5.New subsection (1C) sets out new condition C adds to the circumstances in which section 596 will apply by expanding the condition previously set out in section 596(1)(c). Subsection (1C) sets out the two different sets of circumstances for Condition C. The first is that no provision is made for making payments representative of the dividend or interest to the lender (subsection (1C)(a)). The second circumstance is that provision is made both for making payments representative of the dividend or interest (Section 1C (b)(i)) and another benefit, including the release of any liability to pay an amount (Section 1C (b)(ii)).

6.Subsection (3) replaces subsection (2)(a) from section 596 ITA 2007 with a new subsection 596 (2)(a).

7.New subsection 596(2)(a) sets out the consequences where Condition C is met because the case falls within either 596(1C)(a) or (b).

8.New subsection (2a)(i) provides that in a case falling within paragraph (1C)(a), the rules about manufactured payments apply as if the person who is the borrower under the arrangement were required under the arrangement to pay the lender an amount representative of the dividend or interest.

9.New subsection (2a)(ii) provides that in a case falling within subsection (1C)(b), the rules about manufactured payments apply as if the person who is the borrower under the arrangement were required under the arrangement to pay the lender an amount representative of the dividend or interest. This is after adjusting for any amount paid and falling within subsection (1C)(b)(i).

10.Subsection (4) provides for similar amendments to be made to section 812 CTA 2010 through subsections (5) to (7).

11.Subsection (5) substitutes subsection 1 of section 812 with a new subsection 812(1) which provides that section 812 applies if conditions A to C are met. Conditions A and B restate the previous conditions set out at section 812(1)(a) and (b) respectively.

12.Subsection (1C) provides a new condition C that adds to the circumstances in which section 812 will apply by expanding the condition previously set out in section 812(1)(c).

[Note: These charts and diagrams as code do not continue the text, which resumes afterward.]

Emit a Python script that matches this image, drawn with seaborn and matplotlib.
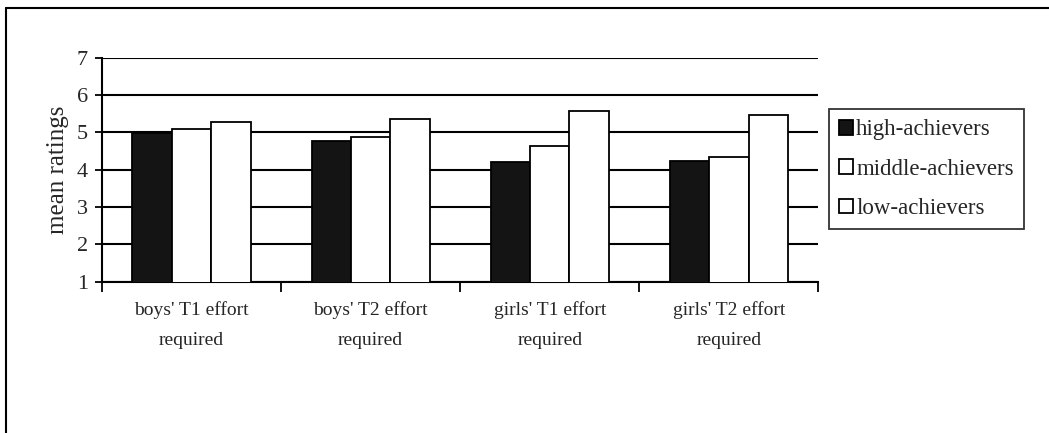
import numpy as np
import pandas as pd
import seaborn as sns
from matplotlib import pyplot as plt
from matplotlib.lines import Line2D
from matplotlib.ticker import FixedLocator

categories = ["boys' T1 effort\nrequired", "boys' T2 effort\nrequired",
              "girls' T1 effort\nrequired", "girls' T2 effort\nrequired"]
groups = ['high-achievers', 'middle-achievers', 'low-achievers']
high = [4.98, 4.77, 4.20, 4.23]
middle = [5.09, 4.87, 4.64, 4.35]
low = [5.29, 5.37, 5.57, 5.46]
y_ticks = [1, 2, 3, 4, 5, 6, 7]

rows = []
for vals, g in zip([high, middle, low], groups):
    for c, v in zip(categories, vals):
        rows.append({'category': c, 'group': g, 'rating': v})
df = pd.DataFrame(rows)

sns.set_style('white')
plt.rcParams['font.family'] = ['Liberation Serif', 'DejaVu Serif']

fig = plt.figure(figsize=(10.49, 4.33), dpi=100)
ax = fig.add_axes([0.0972, 0.3494, 0.683, 0.5173])

palette = {'high-achievers': '#141414', 'middle-achievers': 'white', 'low-achievers': 'white'}
sns.barplot(data=df, x='category', y='rating', hue='group', hue_order=groups,
            palette=palette, width=0.66, edgecolor='black', linewidth=1.3,
            ax=ax, zorder=3, legend=True)

ax.set_ylim(1, 7)
ax.set_xlim(-0.5, 3.5)
ax.set_yticks(y_ticks)
ax.yaxis.grid(True, color='black', linewidth=1.5, zorder=0)
ax.set_axisbelow(True)
for s in ['top', 'right']:
    ax.spines[s].set_visible(False)
for s in ['left', 'bottom']:
    ax.spines[s].set_color('black')
    ax.spines[s].set_linewidth(1.5)

ax.tick_params(axis='y', which='major', direction='out', length=5, width=1.3,
               color='black', left=True, labelsize=16, pad=5)
ax.tick_params(axis='x', which='major', length=0, labelsize=14, pad=14)
for t in ax.get_xticklabels():
    t.set_linespacing(2.0)
ax.xaxis.set_minor_locator(FixedLocator([-0.5, 0.5, 1.5, 2.5, 3.5]))
ax.tick_params(axis='x', which='minor', direction='out', length=7, width=1.3,
               color='black', bottom=True)
ax.set_xlabel('')
ax.set_ylabel('mean ratings', fontsize=18, labelpad=6)

handles, labels = ax.get_legend_handles_labels()
ax.get_legend().remove()
leg = fig.legend(handles, labels, loc='upper left', bbox_to_anchor=(0.790, 0.748),
                 borderaxespad=0, frameon=True, fancybox=False, fontsize=16.5,
                 handlelength=0.6, handleheight=0.6, handletextpad=0.15,
                 labelspacing=0.8, borderpad=0.45)
leg.get_frame().set_edgecolor('black')
leg.get_frame().set_linewidth(1.3)

# outer frame of the scanned figure
fig.add_artist(Line2D([0.006, 1.0], [1 - 8 / 433, 1 - 8 / 433], color='black', linewidth=1.5))
fig.add_artist(Line2D([0.006, 0.006], [0.0, 1 - 8 / 433], color='black', linewidth=1.5))

fig.savefig('out.png', dpi=100)
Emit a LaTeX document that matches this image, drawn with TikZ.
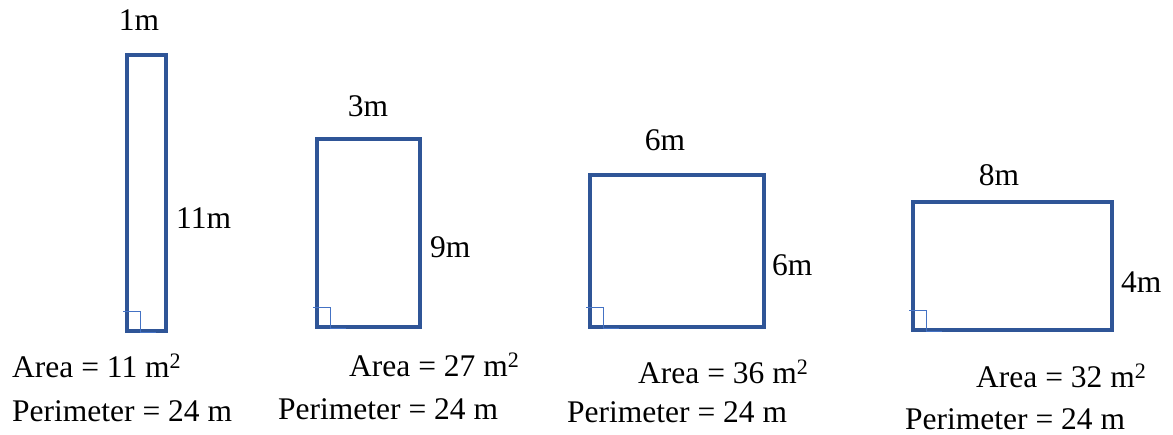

Condition C is met in two different sets of circumstances, which are either that no provision is made for making payments representative of the dividend or interest to the lender (subsection (1C)(a) or that provision is made both for making payments representative of the dividend or interest (subsection 1C(b)(i)) and another benefit, including the release of any liability to pay an amount (subsection 1C(b)(ii)).

13.Subsection (6) replaces subsection (2)(a) from section 812 CTA 2010 with a new subsection 812(2)(a).

14.New subsection 812(2)(a) sets out the consequences where either Condition C (a) or Condition C (b) because the case falls within either section 812(1C)(a) or (b).

15.New subsection (2a)(i) provides that in a case falling within paragraph (1C)(a), the rules about manufactured payments apply as if the person who is the borrower under the arrangement were required under the arrangement to pay the lender an amount representative of the dividend or interest.

16.New subsection (2a)(ii) provides that in a case falling within subsection (1C)(b), the rules about manufactured payments apply as if the person who is the borrower under the arrangement were required under the arrangement to pay the lender an amount representative of the dividend or interest, but after adjusting for any amount paid and falling within subsection (1C)(b)(i).

17.Subsection (8) is a commencement provision. It provides for the amendments made by this section to come into effect on or after 5 December 2012.